A D.C. school for adult English learners is working to overcome the wide-range of difficulties its students face switching to virtual learning during the pandemic, especially with most being both immigrants and parents.
Kokkoros said a year ago they had to shift their close to 2,000 students who are all English learning immigrants to online classes.
Many were parents trying to figure out how to help their own kids learn from home.
“They are so incredibly determined to stay connected, to keep learning English, to work on their high school diploma,” Kokkoros said.
The school was able to provide internet-enabled laptop and tablet devices to all of its students through a $372,000 grant from the DC Equity Fund and SOAR grant funding.
And staffers taught them how to work the equipment in the parking lot of the school.

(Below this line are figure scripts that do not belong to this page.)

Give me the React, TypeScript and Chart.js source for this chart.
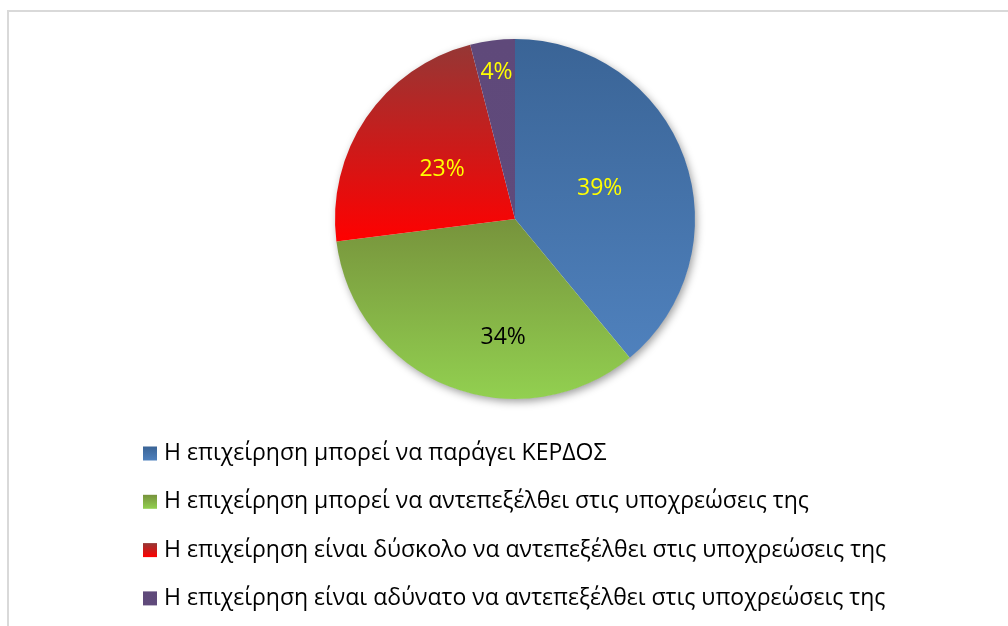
import React, { useEffect, useRef } from "react";
import { Chart, registerables } from "chart.js";

Chart.register(...registerables);

// ---- data ----
const categories = [
  "Η επιχείρηση μπορεί να παράγει ΚΕΡΔΟΣ",
  "Η επιχείρηση μπορεί να αντεπεξέλθει στις υποχρεώσεις της",
  "Η επιχείρηση είναι δύσκολο να αντεπεξέλθει στις υποχρεώσεις της",
  "Η επιχείρηση είναι αδύνατο να αντεπεξέλθει στις υποχρεώσεις της",
];
const shares = [39, 34, 23, 4];
const percentLabels = ["39%", "34%", "23%", "4%"];

// ---- styles ----
const gradientTops = ["#3a6496", "#77933c", "#953735", "#5f497a"];
const gradientBottoms = ["#4f81bd", "#92d050", "#ff0000", "#604a7b"];
const labelColors = ["#ffff00", "#000000", "#ffff00", "#ffff00"];
const labelAngleFrac = [0.5, 0.37, 0.5, 0.5];
const labelRadiusFrac = [0.5, 0.66, 0.49, 0.82];

const FONT = "'Open Sans', 'Noto Sans', sans-serif";

function sliceGradient(ctx: any) {
  const chart = ctx.chart;
  const area = chart.chartArea;
  const i = ctx.dataIndex ?? 0;
  if (!area) return gradientBottoms[i];
  const cx = (area.left + area.right) / 2;
  const cy = (area.top + area.bottom) / 2;
  const r = Math.min(area.width, area.height) / 2;
  const total = shares.reduce((a, b) => a + b, 0);
  let acc = 0;
  for (let j = 0; j < i; j++) acc += shares[j];
  const a0 = -Math.PI / 2 + (acc / total) * Math.PI * 2;
  const a1 = a0 + (shares[i] / total) * Math.PI * 2;
  const ys = [cy, cy + r * Math.sin(a0), cy + r * Math.sin(a1)];
  for (let k = -1; k <= 2; k++) {
    const b = Math.PI / 2 + k * Math.PI * 2;
    if (b >= a0 && b <= a1) ys.push(cy + r);
    const t = -Math.PI / 2 + k * Math.PI * 2;
    if (t >= a0 && t <= a1) ys.push(cy - r);
  }
  void cx;
  const y0 = Math.min(...ys);
  const y1 = Math.max(...ys);
  const g = chart.ctx.createLinearGradient(0, y0, 0, y1);
  g.addColorStop(0, gradientTops[i]);
  g.addColorStop(1, gradientBottoms[i]);
  return g;
}

const framePlugin = {
  id: "frame",
  beforeDraw(chart: any) {
    const c = chart.ctx;
    c.save();
    c.fillStyle = "#ffffff";
    c.fillRect(0, 0, chart.width, chart.height);
    c.fillStyle = "#d9d9d9";
    c.fillRect(7, 10, chart.width, 2);
    c.fillRect(7, 10, 2, chart.height);
    c.restore();
  },
};

const shadowPlugin = {
  id: "pieShadow",
  beforeDatasetsDraw(chart: any) {
    const meta = chart.getDatasetMeta(0);
    const arc = meta.data[0];
    if (!arc) return;
    const c = chart.ctx;
    c.save();
    c.shadowColor = "rgba(0,0,0,0.4)";
    c.shadowBlur = 8;
    c.shadowOffsetX = 2;
    c.shadowOffsetY = 3;
    c.fillStyle = "#ffffff";
    c.beginPath();
    c.arc(arc.x, arc.y, arc.outerRadius - 0.5, 0, Math.PI * 2);
    c.fill();
    c.restore();
  },
};

const labelPlugin = {
  id: "sliceLabels",
  afterDatasetsDraw(chart: any) {
    const meta = chart.getDatasetMeta(0);
    const c = chart.ctx;
    c.save();
    c.font = `23px ${FONT}`;
    c.textAlign = "center";
    c.textBaseline = "middle";
    meta.data.forEach((arc: any, i: number) => {
      const a = arc.startAngle + (arc.endAngle - arc.startAngle) * labelAngleFrac[i];
      const r = arc.outerRadius * labelRadiusFrac[i];
      c.fillStyle = labelColors[i];
      c.fillText(percentLabels[i], arc.x + Math.cos(a) * r, arc.y + Math.sin(a) * r);
    });
    c.restore();
  },
};

const legendPlugin = {
  id: "rowLegend",
  afterDraw(chart: any) {
    const c = chart.ctx;
    const boxX = 143;
    const firstY = 453.5;
    const gap = 48.3;
    const box = 14;
    c.save();
    c.font = `23px ${FONT}`;
    c.textBaseline = "middle";
    c.textAlign = "left";
    chart.data.labels.forEach((lab: string, i: number) => {
      const y = firstY + i * gap;
      const g = c.createLinearGradient(0, y - box / 2, 0, y + box / 2);
      g.addColorStop(0, gradientTops[i]);
      g.addColorStop(1, gradientBottoms[i]);
      c.fillStyle = g;
      c.fillRect(boxX, y - box / 2, box, box);
      c.fillStyle = "#000000";
      c.fillText(lab, boxX + box + 7, y);
    });
    c.restore();
  },
};

export default function App() {
  const ref = useRef<HTMLCanvasElement | null>(null);
  useEffect(() => {
    if (!ref.current) return;
    const chart = new Chart(ref.current, {
      type: "pie",
      data: {
        labels: categories,
        datasets: [
          {
            data: shares,
            backgroundColor: sliceGradient as any,
            borderWidth: 0,
            hoverOffset: 0,
            offset: 0,
          },
        ],
      },
      options: {
        animation: false,
        responsive: false,
        devicePixelRatio: 1,
        layout: { padding: { top: 39, bottom: 227, left: 335, right: 313 } },
        plugins: {
          legend: { display: false },
          tooltip: { enabled: false },
          title: { display: false },
        },
      },
      plugins: [framePlugin, shadowPlugin, labelPlugin, legendPlugin],
    });
    return () => chart.destroy();
  }, []);
  return (
    <div style={{ position: "absolute", left: 0, top: 0, width: 1008, height: 626 }}>
      <canvas ref={ref} width={1008} height={626} style={{ width: 1008, height: 626, display: "block" }} />
    </div>
  );
}
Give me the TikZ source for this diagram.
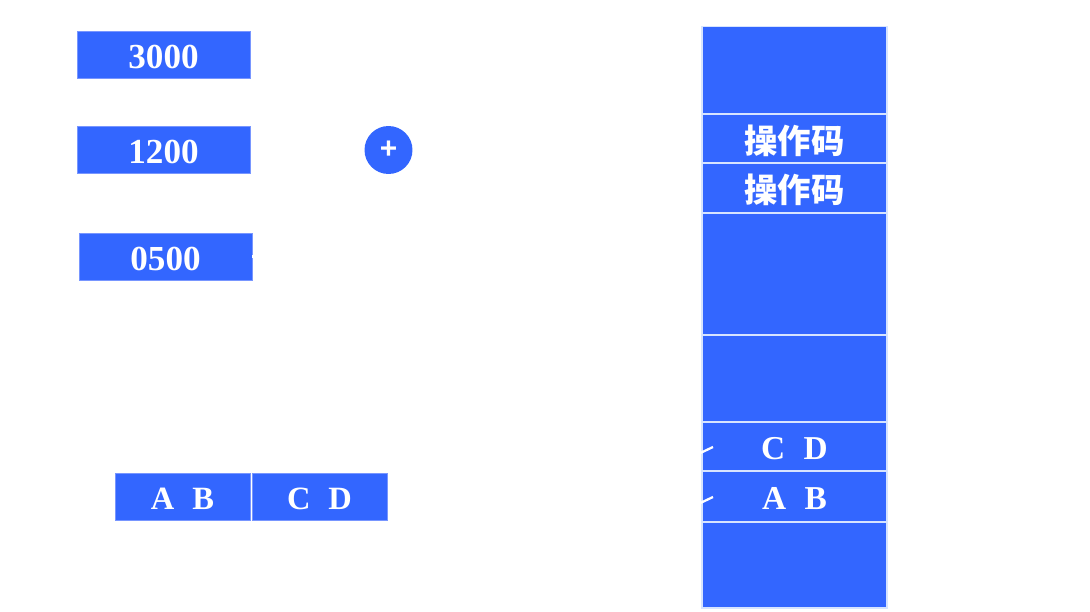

“We distributed them to every single student with information on how to use the laptop in multiple languages in English and Amharic, in French, in Spanish, and then followed up with students after getting the laptop for those who needed one-on-one coaching and support,” Kokkoros said.
The school also launched virtual mental health and employment support services.
And for those students facing food and housing insecurities, it held multiple fundraising drives and put more than $40,000 into a student emergency fund. Most of that money came from school faculty, counselors and staff.
“That money came from primarily individuals that work for our school and our friends in our network. It was incredible. People were receiving their recovery checks and saying, ‘I don’t need this check as much as our students need it,'” Kokkoros said.
She said she’s looking forward to getting more students back into the classrooms once it’s safe, but some of the virtual classes are here to stay.
Some programs like the nursing aide and culinary programs have begun welcoming some students back with strict social-distancing and masking requirements in place. There are also daily health screenings.
“In some crazy ways, [the coronavirus pandemic] brought us together in ways that we may not have come together otherwise to meet the needs of the community,” Kokkoros said.